St. Stanislaus College on Tuesday began the process to demolish two stormed-damaged historic buildings on its campus.

The Bay St. Louis City Council, on the recommendation of the Historical Preservation Commission, recently approved the plan to remove two buildings on the campus that were damaged in Hurricane Katrina in 2005, the Old Gym Building and the Chapel Building.

“We came to this decision after many years of discussions and deliberations about these two buildings, which represent so many memories for our alumni and community,” said Brother Barry Landry, S.C., president of Saint Stanislaus. “We believe this decision is best for our school campus, our current and prospective students, and the future success of the school. The reality is that these facilities pose significant safety concerns for vehicular and pedestrian traffic, are expensive to maintain and insure, and are cost prohibitive to salvage.”

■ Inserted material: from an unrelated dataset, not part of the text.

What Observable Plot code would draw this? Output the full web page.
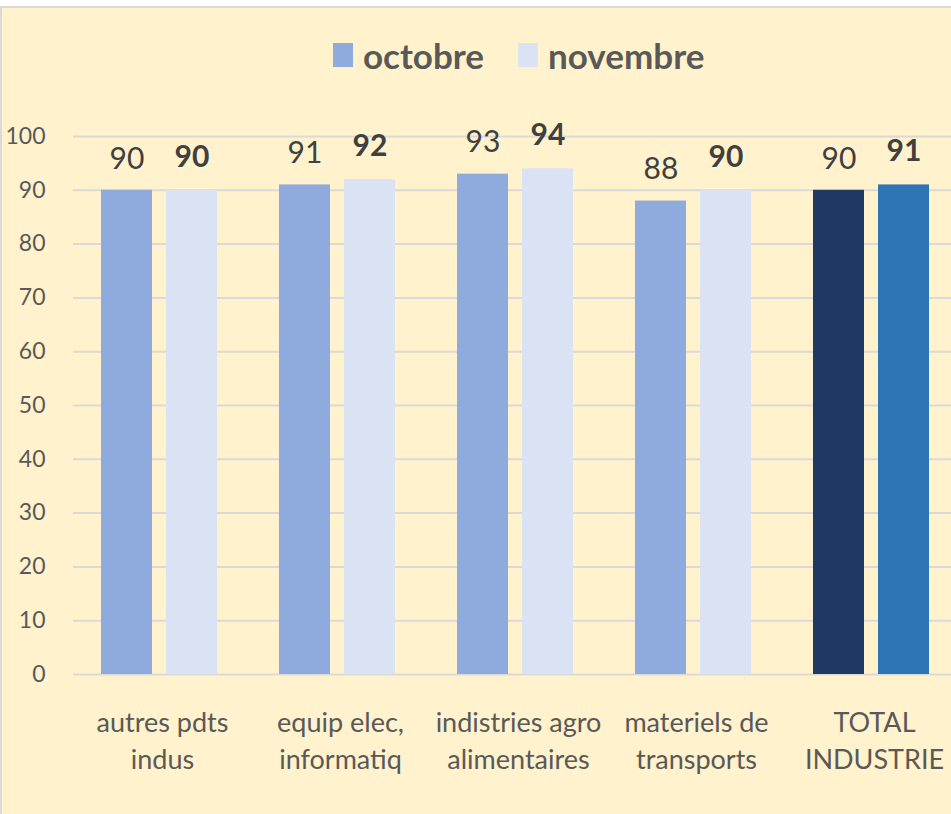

The two buildings were built in 1923 and 1930, respectively. The Old Gym held an auditorium and a basketball gym. The Chapel Building was the site for school Masses, convocations and ceremonies, and housed the library on the first floor. Both were devastated by Hurricane Katrina. Afterward, their roofs were replaced but they were never fully repaired or put into use again. 

“These two buildings are memorable. It is where many of us grew up,” said Joseph W. Gex II, a 1988 graduate of St. Stanislaus and the current alumni director. “But we must recognize that it is not the buildings that guide us today, but what we learned in them.”

Gex’s mother, Virginia, managed the library in the Chapel Building for 30 years. She was the librarian when Hurricane Katrina hit. “The library was not spared,” he said. “I visited campus with her a few days after the storm. She was stern faced and stoic, but you could see the hurt in her eyes. She said, ‘We will begin again.’”

“This decision to raze these two buildings is not a rejection of our history, and it is not done out of forgetfulness,” Brother Barry said. “On the contrary, we honor our history, and the lives, examples, and sacrifices of those on whose shoulders we stand each day by making, as they did, the difficult decisions to look forward with courage and trust.”

The land where the buildings were will be turned into green space and an improved entry to campus for students from the parking lot.